O Congresso Nacional do Povo, que decide as principais diretrizes econômicas e políticas do ano, vai se estender até o dia 13. Até lá, Xi deverá anunciar uma ampla reforma no governo, com nomeação de um novo primeiro-ministro e outros nomes em toda a cúpula econômica.

Cobranças

Para o cientista político Victor Shih, professor da Universidade da California em San Diego e especialista em economia chinesa, Xi deve ter avaliado que definir uma taxa de crescimento mais alta poderia trazer problemas no futuro, como aumento da dívida de governo locais e de investimentos em infraestrutura.

“Como o presidente Xi vai reformular a alta cúpula do governo, uma meta de crescimento mais modesta vai evitar cobranças fortes em cima desses dirigentes seu primeiro ano no cargo”, afirmou Shih ao NeoFeed.

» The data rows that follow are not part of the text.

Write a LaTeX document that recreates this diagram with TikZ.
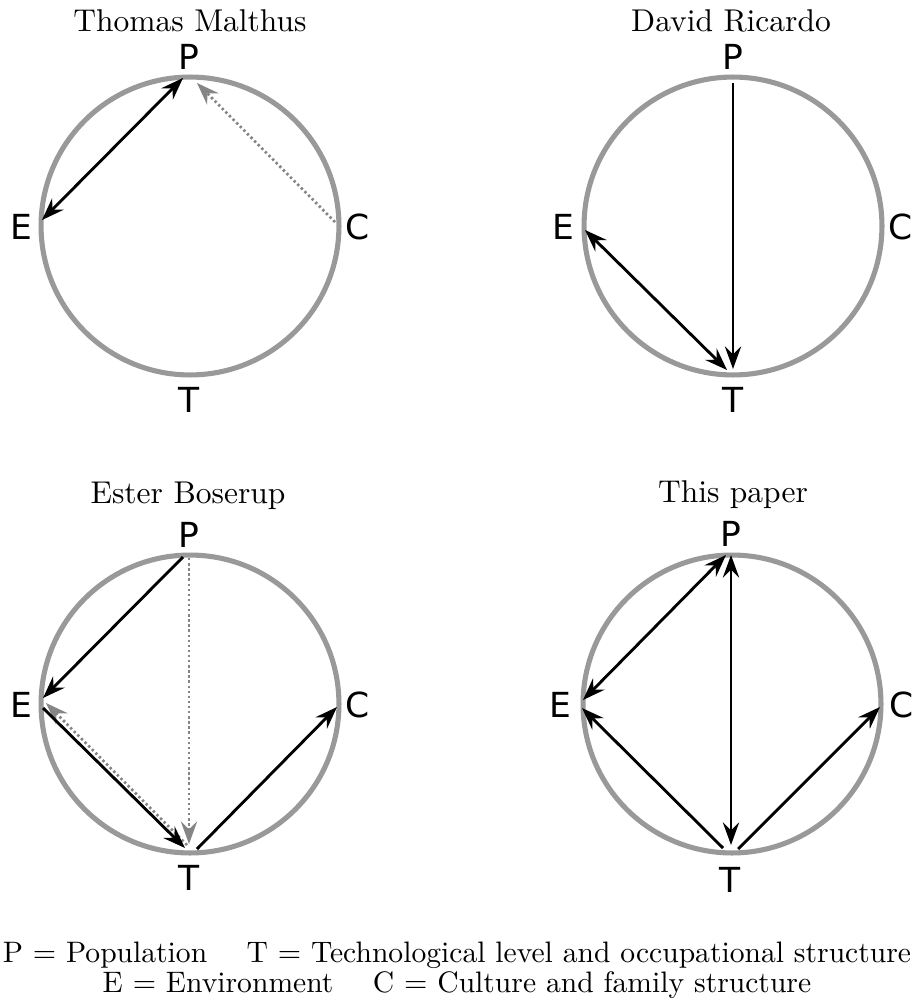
\documentclass[tikz,border=0pt]{standalone}
\usepackage{fontspec}
\newfontfamily\lblfont{DejaVu Sans}
\usetikzlibrary{arrows.meta}
\definecolor{ringgray}{HTML}{999999}
\definecolor{dotgray}{HTML}{858585}
\begin{document}
\begin{tikzpicture}[x=0.33333pt,y=-0.33333pt,
  ring/.style={draw=ringgray, line width=1.7pt, circle, minimum size=99.3pt, inner sep=0pt, outer sep=0pt},
  lab/.style={font=\lblfont\fontsize{11.5}{13}\selectfont, inner sep=0pt},
  ttl/.style={font=\fontsize{10.5}{12}\selectfont, anchor=base, inner sep=0pt},
  leg/.style={font=\fontsize{9.87}{11}\selectfont, anchor=base, inner sep=0pt},
  arr/.style={draw=black, line width=0.95pt, -{Stealth[length=7.5pt,width=5.4pt,inset=2.6pt]}},
  darr/.style={draw=black, line width=0.95pt, {Stealth[length=7.5pt,width=5.4pt,inset=2.6pt]}-{Stealth[length=7.5pt,width=5.4pt,inset=2.6pt]}},
  dotarr/.style={draw=dotgray, line width=0.9pt, dash pattern=on 0.8pt off 0.9pt, -{Stealth[length=7.5pt,width=5.4pt,inset=2.6pt,fill=dotgray]}}
]
\useasboundingbox (0,0) rectangle (916,999);

% ---------- Thomas Malthus ----------
\node[ttl] (t1) at (190,32) {Thomas Malthus};
\node[ring] (c1) at (190,226) {};
\node[lab] (m-P) at (189,57) {P};
\node[lab] (m-E) at (21,227) {E};
\node[lab] (m-C) at (358,227) {C};
\node[lab] (m-T) at (189,400) {T};
\coordinate (mE1) at (42,220);
\coordinate (mP1) at (183,78);
\coordinate (mC1) at (335,222);
\coordinate (mP2) at (197,83);
\draw[darr] (mE1) -- (mP1);
\draw[dotarr] (mC1) -- (mP2);

% ---------- David Ricardo ----------
\node[ttl] (t2) at (731,32) {David Ricardo};
\node[ring] (c2) at (733,226) {};
\node[lab] (r-P) at (733,57) {P};
\node[lab] (r-E) at (563,227) {E};
\node[lab] (r-C) at (901,227) {C};
\node[lab] (r-T) at (733,400) {T};
\coordinate (rP) at (733,83);
\coordinate (rT) at (733,369);
\coordinate (rE) at (585,230);
\coordinate (rT2) at (727,370);
\draw[arr] (rP) -- (rT);
\draw[darr] (rE) -- (rT2);

% ---------- Ester Boserup ----------
\node[ttl] (t3) at (188,503) {Ester Boserup};
\node[ring] (c3) at (190,704) {};
\node[lab] (b-P) at (189,535) {P};
\node[lab] (b-E) at (21,705) {E};
\node[lab] (b-C) at (358,705) {C};
\node[lab] (b-T) at (189,878) {T};
\coordinate (bP1) at (183,557);
\coordinate (bE1) at (43,698);
\coordinate (bE2) at (43,708);
\coordinate (bT1) at (185,848);
\coordinate (bT2) at (197,849);
\coordinate (bC) at (337,707);
\coordinate (bP2) at (189,558);
\coordinate (bT3) at (189,844);
\coordinate (bT4) at (187,845);
\coordinate (bE3) at (46,703);
\draw[dotarr] (bP2) -- (bT3);
\draw[dotarr] (bT4) -- (bE3);
\draw[arr] (bP1) -- (bE1);
\draw[arr] (bE2) -- (bT1);
\draw[arr] (bT2) -- (bC);

% ---------- This paper ----------
\node[ttl] (t4) at (733,502) {This paper};
\node[ring] (c4) at (732,704) {};
\node[lab] (p-P) at (731,534) {P};
\node[lab] (p-E) at (560,705) {E};
\node[lab] (p-C) at (902,705) {C};
\node[lab] (p-T) at (730,880) {T};
\coordinate (pE1) at (583,700);
\coordinate (pP1) at (726,555);
\coordinate (pP2) at (731,555);
\coordinate (pT1) at (731,845);
\coordinate (pT2) at (723,848);
\coordinate (pE2) at (582,708);
\coordinate (pT3) at (738,849);
\coordinate (pC) at (880,707);
\draw[darr] (pE1) -- (pP1);
\draw[darr] (pP2) -- (pT1);
\draw[arr] (pT2) -- (pE2);
\draw[arr] (pT3) -- (pC);

% ---------- legend ----------
\node[leg] (leg1) at (457,962) {P $=$ Population \quad T $=$ Technological level and occupational structure};
\node[leg] (leg2) at (457,992) {E $=$ Environment \quad C $=$ Culture and family structure};
\end{tikzpicture}
\end{document}
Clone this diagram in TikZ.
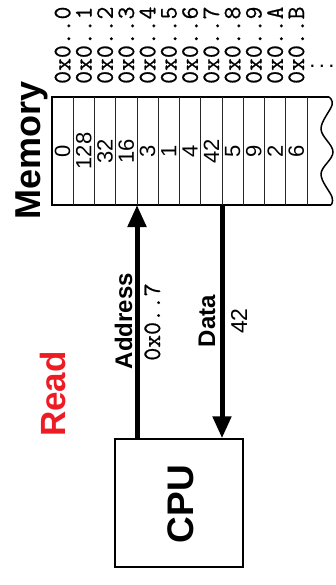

Li Qiang, número 2 do Partido Comunista, deve se tornar o novo primeiro-ministro da China, no lugar de Li Keqiang. Ele tem se aproximado de empresas privadas, em uma tentativa de encorajar investimentos e restaurar a confiança.

Outro que deve ascender no governo é He Lifeng, chefe da principal agência de planejamento econômico da China e considerado o “Posto Ipiranga” de Xi. He provavelmente assumirá o cargo de vice-primeiro-ministro com a missão de supervisionar os sistemas econômico e financeiro do país.

Também é especulado um comando mais centralizado do governo em áreas consideradas críticas, incluindo segurança, tecnologia e cultura. Os gastos militares devem subir 7,2%.

Estímulo ao consumo, novas políticas favoráveis aos negócios para o setor privado e apoio ao setor imobiliário, pelo menos para retomar as obras paradas após o estouro da bolha, estão entre as medidas esperadas.

“O setor mais fraco este ano é potencialmente o de exportação, principalmente eletrônicos de consumo e manufatura leve”, afirma Shi, da Universidade Califórnia. Segundo ele, isso se deve principalmente à demanda mais fraca das importações dos EUA por causa da inflação e juros elevados, com redução de consumo.